October 12 in Scott

  • Oct. 13, 2024, 2:43 a.m.
  • |
  • Public

Birds.
A couple days ago I was late getting up and as I was in the bathroom, I heard a rush of wings and air, and both of my birds were in the bathroom. Buddy usually does not go to this part of the house, but wherever Max goes, buddy will go. It was amusing. Also he seems surprised that he was in this part of the house like, how the hell did I get here?

I have a routine of making oatmeal with other things in it in the morning and making one cup of coffee. The birds will creep out of their little bedroom thing that looks like a pup tent and I think blearily look around and try to wake up. They were both squat on a tree branch and take a giant shit on newspapers below. They will eagerly wait for me to peel a banana and share it with them. Maxi loves bananas. I can tell this by how she bobs her head. It’s a way of starting my day with humor. This morning, as I was adding cream to my coffee buddy, was a stupid ass and stuck his beak into it and jumped back, shaking his head. Poor dumb bastards scolded himself I think. When I had the oatmeal made with almond milk, he found a little pool of almond milk in the bowl and put his bacon into it for a while. Not such a dumbass. He’s had a good appetite so I think he’s doing OK. That dumbass has to put his beak into everything I try to cook. Whet I’m making a smoothie he will try to get up on the edge of the blender and eat what I am throwing into the blender while it is not running, of course. Tonight I sat watching television, and the birds were above me to the left on tree branches. I have hanging down from the wall . I was flattered touched honored when I saw a buddy looking down at me. It’s taken a few years, but he is lukewarming up to me. Tonight I told both birds that I love them and they don’t have to love me. It’s OK what’s important is that I love them. I think the only thing I ask of them is not to poop on me, but even that is forgivable.

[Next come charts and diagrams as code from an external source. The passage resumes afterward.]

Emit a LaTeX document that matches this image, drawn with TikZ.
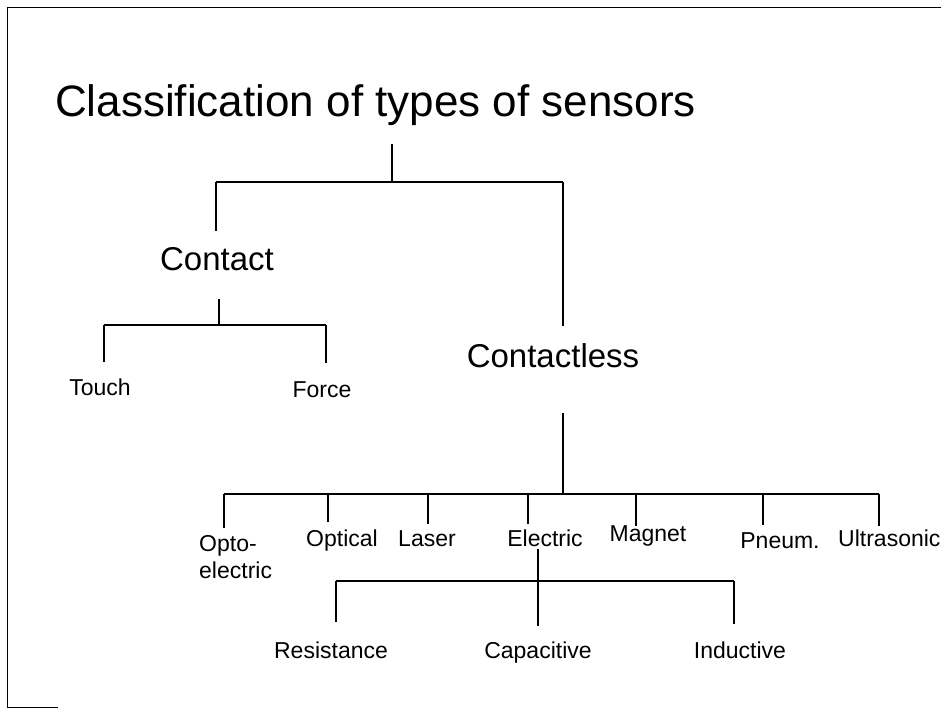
\documentclass[tikz,border=0pt]{standalone}
\usepackage{fontspec}
\setmainfont{Liberation Sans}
\begin{document}
\begin{tikzpicture}[x=1pt, y=-1pt,
    heading/.style ={font=\fontsize{44}{52}\selectfont, inner sep=0pt},
    category/.style ={font=\fontsize{33}{40}\selectfont, inner sep=0pt},
    sensor/.style ={font=\fontsize{23}{27}\selectfont, inner sep=0pt},
    link/.style ={line width=1.3pt}]
   \useasboundingbox (0,0) rectangle (941,712);
   % frame of the slide
   \draw[line width=0.9pt] (941,7) -- (7,7) -- (7,707) -- (58,707);

   \node[heading, anchor=base west] (T) at (55,116) {Classification of types of sensors};

   \node[category, anchor=base] (A) at (217,270) {Contact};
   \node[category, anchor=base] (B) at (553,367) {Contactless};

   \node[sensor, anchor=base] (A1) at (100,395) {Touch};
   \node[sensor, anchor=base] (A2) at (322,397) {Force};

   \node[sensor, anchor=north west, align=left] (B1) at (199,535) {Opto-\\electric};
   \node[sensor, anchor=base] (B2) at (342,546) {Optical};
   \node[sensor, anchor=base] (B3) at (427,546) {Laser};
   \node[sensor, anchor=base] (B4) at (545,546) {Electric};
   \node[sensor, anchor=base] (B5) at (648,541) {Magnet};
   \node[sensor, anchor=base] (B6) at (780,548) {Pneum.};
   \node[sensor, anchor=base west] (B7) at (838,546) {Ultrasonic};

   \node[sensor, anchor=base] (C1) at (331,658) {Resistance};
   \node[sensor, anchor=base] (C2) at (538,658) {Capacitive};
   \node[sensor, anchor=base] (C3) at (740,658) {Inductive};

   % ends and joints of the tree lines
   \coordinate (T-out) at (392,144);
   \coordinate (T-j)   at (392,182);
   \coordinate (A-j)   at (216,182);
   \coordinate (B-j)   at (563,182);
   \coordinate (A-in)  at (216,231);
   \coordinate (B-in)  at (563,326);

   \coordinate (A-out) at (219,299);
   \coordinate (A-j0)  at (219,325);
   \coordinate (A1-j)  at (104,325);
   \coordinate (A2-j)  at (326,325);
   \coordinate (A1-in) at (104,362);
   \coordinate (A2-in) at (326,363);

   \coordinate (B-out) at (563,413);
   \coordinate (B-j0)  at (563,494);
   \coordinate (B1-j)  at (224,494);
   \coordinate (B2-j)  at (328,494);
   \coordinate (B3-j)  at (428,494);
   \coordinate (B4-j)  at (528,494);
   \coordinate (B5-j)  at (636,494);
   \coordinate (B6-j)  at (763,494);
   \coordinate (B7-j)  at (879,494);
   \coordinate (B1-in) at (224,528);
   \coordinate (B2-in) at (328,522);
   \coordinate (B3-in) at (428,524);
   \coordinate (B4-in) at (528,524);
   \coordinate (B5-in) at (636,526);
   \coordinate (B6-in) at (763,525);
   \coordinate (B7-in) at (879,526);

   \coordinate (B4-out) at (538,549);
   \coordinate (C1-j)  at (336,581);
   \coordinate (C3-j)  at (734,581);
   \coordinate (C1-in) at (336,622);
   \coordinate (C2-in) at (538,626);
   \coordinate (C3-in) at (734,624);

   \draw[link] (T-out) to (T-j);
   \draw[link] (A-j) to (B-j);
   \draw[link] (A-j) to (A-in);
   \draw[link] (B-j) to (B-in);

   \draw[link] (A-out) to (A-j0);
   \draw[link] (A1-j) to (A2-j);
   \draw[link] (A1-j) to (A1-in);
   \draw[link] (A2-j) to (A2-in);

   \draw[link] (B-out) to (B-j0);
   \draw[link] (B1-j) to (B7-j);
   \draw[link] (B1-j) to (B1-in);
   \draw[link] (B2-j) to (B2-in);
   \draw[link] (B3-j) to (B3-in);
   \draw[link] (B4-j) to (B4-in);
   \draw[link] (B5-j) to (B5-in);
   \draw[link] (B6-j) to (B6-in);
   \draw[link] (B7-j) to (B7-in);

   \draw[link] (B4-out) to (C2-in);
   \draw[link] (C1-j) to (C3-j);
   \draw[link] (C1-j) to (C1-in);
   \draw[link] (C3-j) to (C3-in);

 \end{tikzpicture}
\end{document}
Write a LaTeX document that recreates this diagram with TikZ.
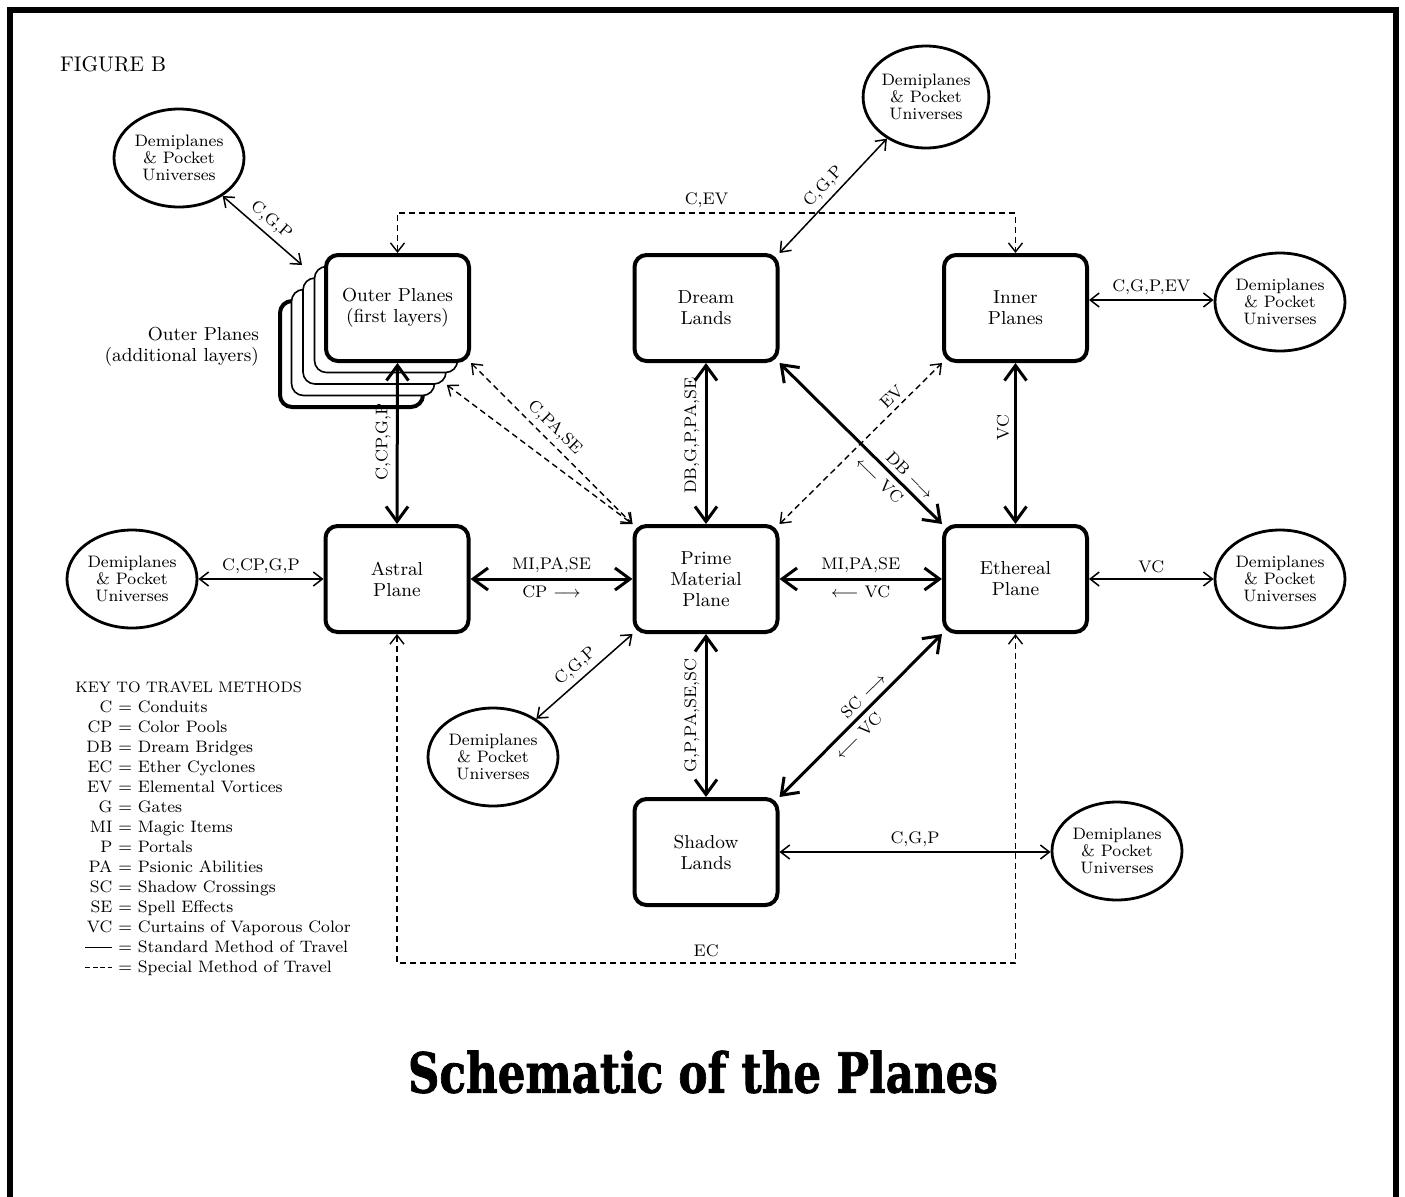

The pain of thinking about my old workplace.

Sometimes out of curiosity, I will run a search of my former company name. Most of the images I see are from the auction they had to sell off all the equipment from that factory when it closed. I felt like a very sick man stalking an old lover. I feel that way about the old factory. I year for it. It was the central part of my life of 43 years. I forgive myself for this, wanting to touch that place inside in memories and images. I saw a machine I once operated. I can still remember the noise it made. How the letters felt and the wheels I had to turn. I tested myself by asking if I still knew how to set it up. I have a folder on an external hard drive that contains photos and videos I made of the factory. One video is of me shirtless on a very hot day and I find myself embarrassing, looking at that half naked man working his ass off. I was laughing when I watched that video a few months ago and yelled at it “hey you fat fuck put a shirt on“. Like an old lover I try to put that out of my mind and a year after the factory closed I saw and got psychiatric help. I felt better knowing that my employment ending there and the factory closing was traumatic. My views and feelings about people changed once I left it. My ex boss wanted to stay in contact on Facebook, but I felt sick to my stomach at what a fake person. I thought he was trying to be. So nice so not the sadistic bastard I had known for 40 years I knew he could not change so fast And it was strange that I felt I could not have a relationship with him as equals and I chose to not have anything any contact with him or any other former coworker. We had nothing in common and much as I try to put things to rest. There are still some nagging resentments.

I am realistic about that place. Twice in the past three years, I drove over to look at it. I decided not to ever go there again it’s just too painful. The best analogy is of an old lover. A dirty, stinking extremely cold or extremely hot place. A place that has my blood in it in some tiny crevices in the floor. Literally, my DNA is in that place, but that is the past and I know I must move on. There is a sick feeling that comes over me when I think back on that place and try to remember things or something will slap me inside my head and I will remember something for someone. Like an old lover. In a way that feels good because it’s a way of blowing a kiss to those 43 years of my life. Thank you factory. Thanks for all. It’s funny how the work I did so often of inspecting wood the work that was so tedious and all the times and felt like it was tearing my body apart. I have memories of inspecting wood, and I feel comfort remembering them. Like being with an old lover, I guess. Because I work there so long I don’t think anyone could understand how I felt. Maybe one man, but he died this summer. My former boss, I think his whole experience was of having great power over people. A little bitterness creeps out and thinking remembering he rarely used that great power for good and was often sadistic. I have felt a wonderful freedom inside now that I am not around such a toxic person. Writing about this helps. Let it go and live in the moment Scott.